What is Thalidomide?
Thalidomide was once talked about as a drug that could help people suffering from multiple myeloma, and it was also used to treat people with Leprosy. It was considered a wonder drug in the 50s, used to treat insomnia, coughs, colds, morning sickness and headaches. But it had tragic effects for expecting mothers and new born children.
Thalidomide was prescribed to many women to help combat morning sickness and it was widely available right across the globe. It was created by the pharmaceutical company Grünenthal, but in 1961 it was withdrawn from almost every country.
The use of the drug by mothers was associated with birth defects, with many children being born without limbs. It is estimated that between 10,000 and 20,000 children were affected by the use of Thalidomide, including around 2,000 children in the UK. However many children died within their first few months and only around 450 survivors are alive in the UK today.

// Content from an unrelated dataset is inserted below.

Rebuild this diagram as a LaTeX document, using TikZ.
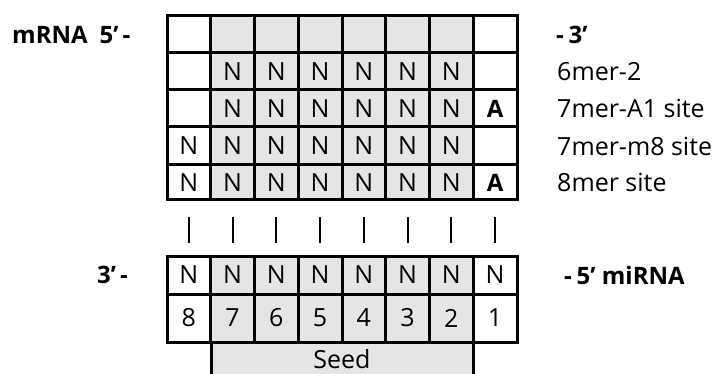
\documentclass[tikz,border=0pt]{standalone}
\usepackage{fontspec}
\setmainfont{Open Sans}
\newcommand{\ap}{\char"0027\relax}
\begin{document}
\begin{tikzpicture}[x=1pt,y=-1pt,
  every node/.style={font=\fontsize{25}{30}\selectfont, inner sep=0pt},
  gridline/.style={line width=3pt},
  barline/.style={line width=2pt},
  shade/.style={fill=black!10},
  lbl/.style={anchor=west},
  boldlbl/.style={font=\fontsize{24}{29}\selectfont\bfseries}
]
\useasboundingbox (0,0) rectangle (717,374);
\def\cw{43.75}
% top grid shading
\fill[shade] (167+\cw,16) rectangle (167+7*\cw,200);
% lower grid shading
\fill[shade] (167+\cw,256) rectangle (167+7*\cw,342);
\fill[shade] (211,342) rectangle (473,380);
% top grid lines
\foreach \y in {16,53,90,127,165,200} \draw[gridline] (165.5,\y) -- (518.5,\y);
\foreach \i in {0,...,8} \draw[gridline] (167+\i*\cw,16) -- (167+\i*\cw,200);
% lower grid lines
\foreach \y in {256,294,342} \draw[gridline] (165.5,\y) -- (518.5,\y);
\foreach \i in {0,...,8} \draw[gridline] (167+\i*\cw,256) -- (167+\i*\cw,342);
\draw[gridline] (211,342) -- (211,376);
\draw[gridline] (473,342) -- (473,376);
% top grid text
\foreach \r/\yc in {2/71.5,3/108.5,4/146,5/182.5}{
  \foreach \i in {2,...,7} \node (t\r c\i) at (167+\i*\cw-0.5*\cw,\yc) {N};
}
\node (t4c1) at (167+0.5*\cw,146) {N};
\node (t5c1) at (167+0.5*\cw,182.5) {N};
\node[boldlbl] (t3c8) at (167+7.5*\cw,108.5) {A};
\node[boldlbl] (t5c8) at (167+7.5*\cw,182.5) {A};
% bars
\foreach \i in {1,...,8} \draw[barline] (167+\i*\cw-0.5*\cw,217) -- (167+\i*\cw-0.5*\cw,243);
% lower grid text
\foreach \i/\n in {1/8,2/7,3/6,4/5,5/4,6/3,7/2,8/1}{
  \node (b1c\i) at (167+\i*\cw-0.5*\cw,275) {N};
  \node (b2c\i) at (167+\i*\cw-0.5*\cw,318) {\n};
}
\node (seed) at (342,359) {Seed};
% labels
\node[boldlbl,anchor=west] (mrna) at (12,35) {mRNA\hspace{0.5em}5\ap\,-};
\node[boldlbl,anchor=west] (three) at (556,35) {-\hspace{0.2em}3\ap};
\node[lbl] (l1) at (557,71.5) {6mer-2};
\node[lbl] (l2) at (557,108.5) {7mer-A1 site};
\node[lbl] (l3) at (557,146) {7mer-m8 site};
\node[lbl] (l4) at (557,182.5) {8mer site};
\node[boldlbl,anchor=east] (mi3) at (128,275) {3\ap\,-};
\node[boldlbl,anchor=west] (mi5) at (564,275) {-\hspace{0.2em}5\ap{} miRNA};
\end{tikzpicture}
\end{document}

English actor and musician Mat Fraser was one of the people affected by the drug - he was born with phocomelia in both arms. He played drums for Coldplay at the 2012 Paralympics closing ceremony.

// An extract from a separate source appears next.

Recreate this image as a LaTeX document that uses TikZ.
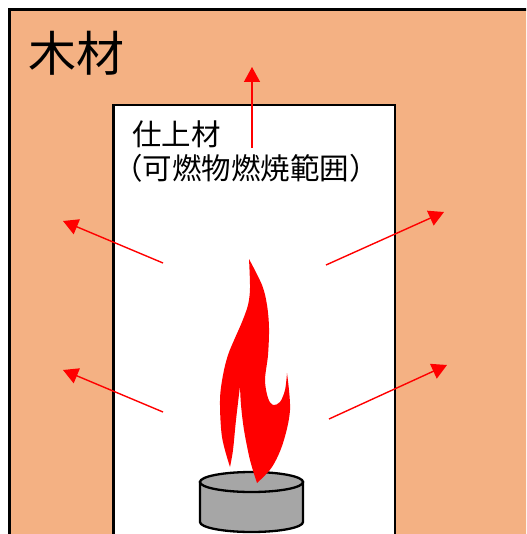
\documentclass[tikz,border=0pt]{standalone}
\usepackage{fontspec}
\newfontfamily\jpfont{Noto Sans CJK JP}
\usetikzlibrary{arrows.meta}
\definecolor{woodfill}{HTML}{F4B183}
\definecolor{burnergray}{HTML}{A6A6A6}
\begin{document}
\begin{tikzpicture}[x=1pt,y=-1pt,
  heat/.style={draw=red, line width=1.4pt, -{Triangle[width=16pt,length=15pt]}},
  label/.style={inner sep=0pt, anchor=base west, font=\jpfont},
  wall/.style={draw=black, line width=2.8pt}]
\useasboundingbox (0,0) rectangle (526,534);
\begin{scope}
\clip (0,0) rectangle (526,534);
% wooden backing and the finish layer in front of it
\path[wall, fill=woodfill] (9.5,9.5) rectangle (560,560);
\path[wall, fill=white] (113.5,105) rectangle (395,560);
\node[label, font=\jpfont\fontsize{48}{48}\selectfont] (wood) at (28,72) {木材};
\node[label, font=\jpfont\fontsize{29.5}{29.5}\selectfont] (fin1) at (132,146) {仕上材};
\node[label, font=\jpfont\fontsize{29.5}{29.5}\selectfont] (fin2) at (113,180) {（可燃物燃焼範囲）};
% heat arrows
\coordinate (u0) at (252,148); \coordinate (u1) at (252,67);
\coordinate (l0) at (163,263); \coordinate (l1) at (63,221);
\coordinate (l2) at (163,412); \coordinate (l3) at (63,370);
\coordinate (r0) at (326,265); \coordinate (r1) at (444,212);
\coordinate (r2) at (329,419); \coordinate (r3) at (447,365);
\draw[heat] (u0) -- (u1);
\draw[heat] (l0) -- (l1);
\draw[heat] (l2) -- (l3);
\draw[heat] (r0) -- (r1);
\draw[heat] (r2) -- (r3);
% burner
\path[draw=black, line width=2.3pt, fill=burnergray]
  (200,482) -- (200,522) arc[start angle=180, end angle=360, x radius=51.5pt, y radius=10pt]
  -- (303,482) -- cycle;
\path[draw=black, line width=2.3pt, fill=burnergray]
  (251.5,482) ellipse[x radius=51.5pt, y radius=10pt];
% flame
\fill[red]
  plot[smooth, tension=0.55] coordinates {(249,259) (262,285) (267,305) (269,328) (268,355) (265,380) (268,398) (273,405) (280,402) (285,390) (287,373)}
  -- plot[smooth, tension=0.55] coordinates {(287,373) (290,410) (283,443) (272,467) (257,483)}
  -- plot[smooth, tension=0.55] coordinates {(257,483) (250,460) (244,430) (241,405) (240,386)}
  -- plot[smooth, tension=0.55] coordinates {(240,386) (236,420) (233,450) (230,467)}
  -- plot[smooth, tension=0.55] coordinates {(230,467) (222,437) (220,400) (223,375) (228,355) (235,338) (242,322) (248,305) (250,288) (249,259)}
  -- cycle;
\end{scope}
\end{tikzpicture}
\end{document}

After over 50 years, Thalidomide victims have finally received an apology for their suffering. Gruenenthal released an apology and said that the drug's possible side-effects "could not be detected" before it was marketed.

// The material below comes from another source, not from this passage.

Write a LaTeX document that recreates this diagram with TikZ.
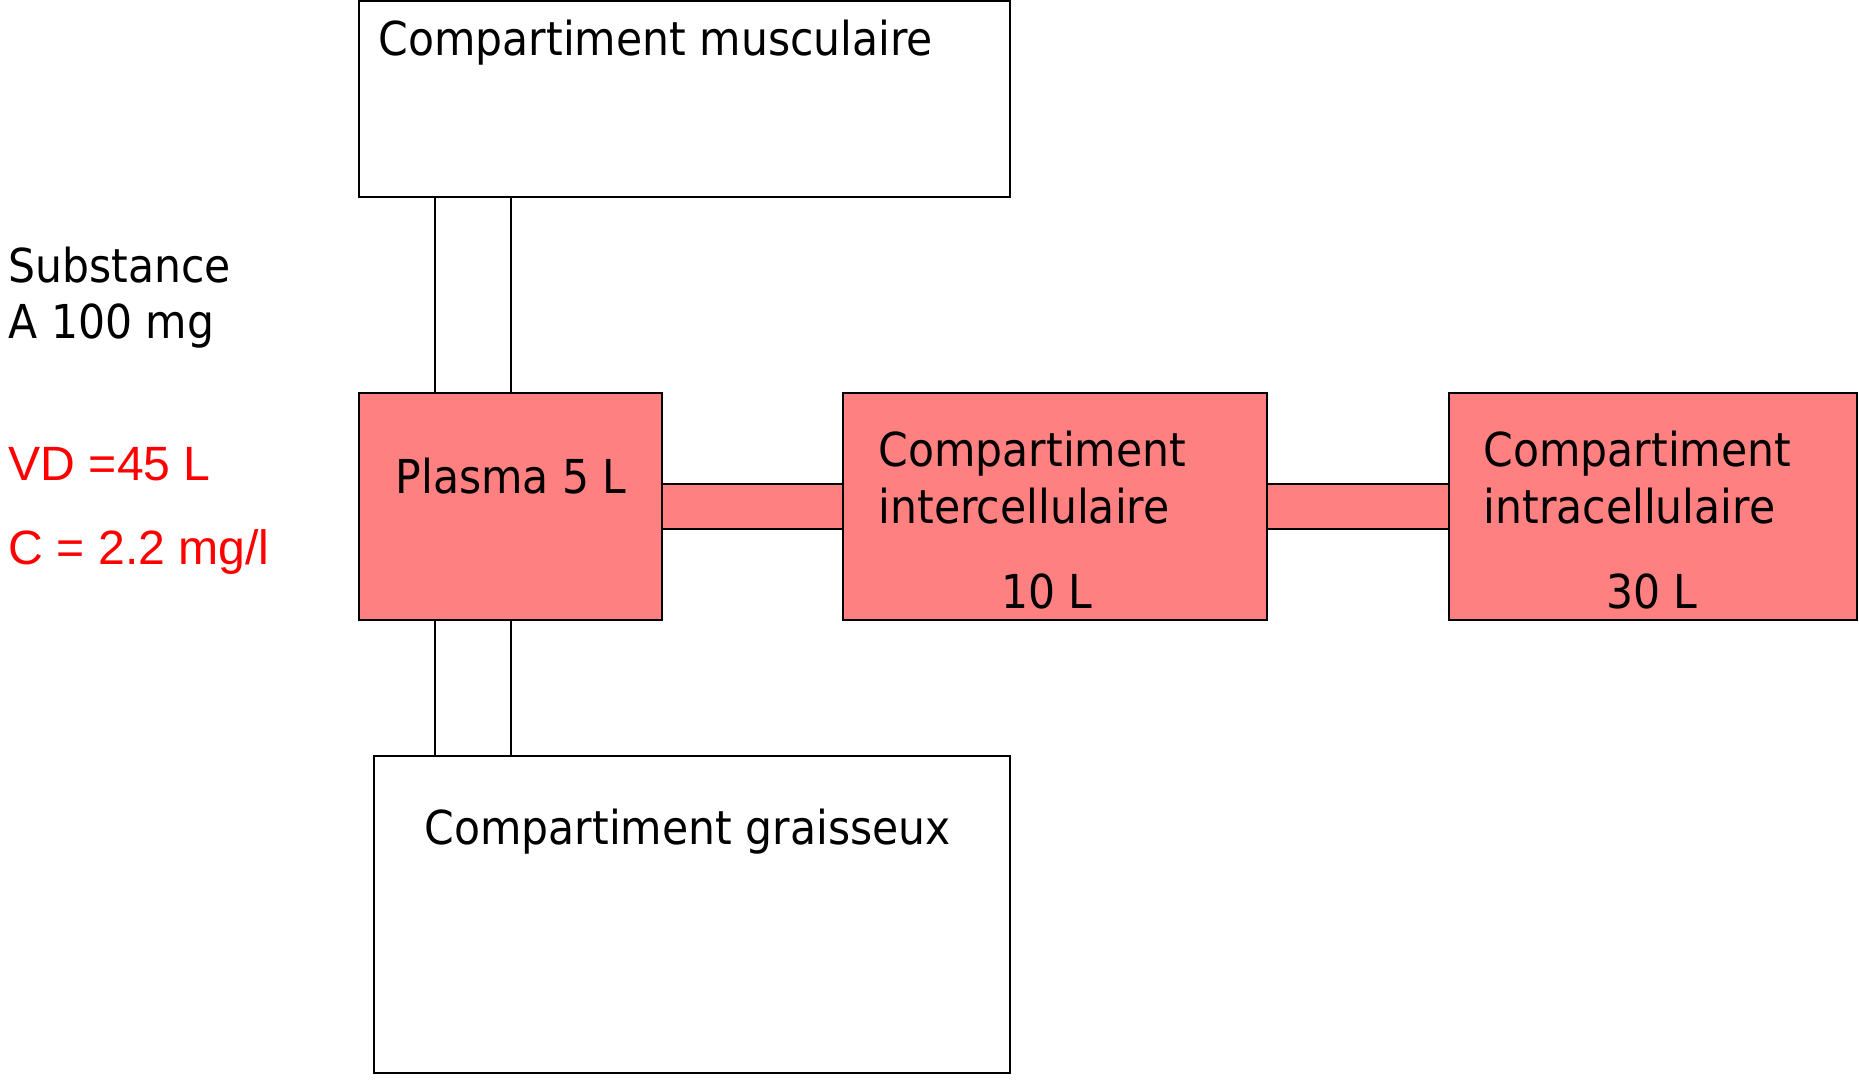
\documentclass[tikz,border=0pt]{standalone}
\usepackage{fontspec}
\usepackage{xcolor}
\usepackage{tikz}
\usetikzlibrary{positioning}
\newfontfamily\boxfont{DejaVu Sans}[FakeStretch=0.91]
\newfontfamily\redfont{Liberation Sans}
\definecolor{salmon}{RGB}{255,128,128}
\tikzstyle{compbox} = [rectangle, draw=black, line width=0.6pt, inner sep=0pt, outer sep=0pt]
\tikzstyle{whitebox} = [compbox, fill=white]
\tikzstyle{redbox} = [compbox, fill=salmon, minimum height=2.27cm]
\tikzstyle{tube} = [draw=black, line width=0.6pt]
\tikzstyle{txt} = [inner sep=0pt, anchor=base west, align=left,
                   font=\boxfont\fontsize{13.3}{16.2}\selectfont]
\tikzstyle{redtxt} = [inner sep=0pt, anchor=base west, text=red,
                      font=\redfont\fontsize{13.7}{16.2}\selectfont]

\begin{document}
\begin{tikzpicture}
  \useasboundingbox (0,0) rectangle (18.59,-10.80);
  % Place nodes
  \node [whitebox, anchor=north west, minimum width=6.51cm, minimum height=1.96cm] (musc) at (3.59,-0.01) {};
  \node [redbox, anchor=north west, minimum width=3.03cm] (plasma) at ([yshift=-1.96cm]musc.south west) {};
  \node [redbox, right=1.81cm of plasma, minimum width=4.24cm] (inter) {};
  \node [redbox, right=1.82cm of inter, minimum width=4.08cm] (intra) {};
  \node [whitebox, anchor=north west, minimum width=6.36cm, minimum height=3.17cm] (fat) at ([xshift=0.15cm, yshift=-1.36cm]plasma.south west) {};

  % Draw edges
  % tubes are drawn as thin boxes between the compartments
  \path [tube, fill=white] ([xshift=0.76cm]plasma.north west) rectangle ([xshift=1.52cm]musc.south west);
  \path [tube, fill=white] ([xshift=0.76cm]plasma.south west) rectangle ([xshift=1.37cm]fat.north west);
  \path [tube, fill=salmon] ([yshift=-0.91cm]plasma.north east) rectangle ([yshift=-1.36cm]inter.north west);
  \path [tube, fill=salmon] ([yshift=-0.91cm]inter.north east) rectangle ([yshift=-1.36cm]intra.north west);

  % Labels (base of a two line label is its last line)
  \node [txt] (musctxt) at ([xshift=0.19cm, yshift=-0.55cm]musc.north west) {Compartiment musculaire};
  \node [txt] (plasmatxt) at ([xshift=0.36cm, yshift=-1.01cm]plasma.north west) {Plasma 5 L};
  \node [txt] (intertxt) at ([xshift=0.35cm, yshift=-1.30cm]inter.north west) {Compartiment\\intercellulaire};
  \node [txt, anchor=base] (intervol) at ([xshift=-0.08cm, yshift=0.12cm]inter.south) {10 L};
  \node [txt] (intratxt) at ([xshift=0.34cm, yshift=-1.30cm]intra.north west) {Compartiment\\intracellulaire};
  \node [txt, anchor=base] (intravol) at ([xshift=-0.01cm, yshift=0.12cm]intra.south) {30 L};
  \node [txt] (fattxt) at ([xshift=0.50cm, yshift=-0.88cm]fat.north west) {Compartiment graisseux};
  \node [txt] (subst) at (0.08,-3.39) {Substance\\A 100 mg};
  \node [redtxt] (vd) at (0.08,-4.80) {VD =45 L};
  \node [redtxt] (conc) at (0.08,-5.65) {C = 2.2 mg/l};
\end{tikzpicture}
\end{document}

Harald Stock, Gruenenthal's chief executive, unveiled a bronze statue of symbolising a child born without limbs and said: "We ask for forgiveness that for nearly 50 years we didn't find a way of reaching out to you from human being to human being."
However few of those affected are satisfied with the apology, with the president of Thalidomide UK, Freddie Astbury, saying: "So we welcome the apology, but how far do they want to go? It's no good apologising if they won't open discussions on compensation. They've got to seriously consider financial compensation for these people."
Some compensation has been paid to sufferers mainly in Germany.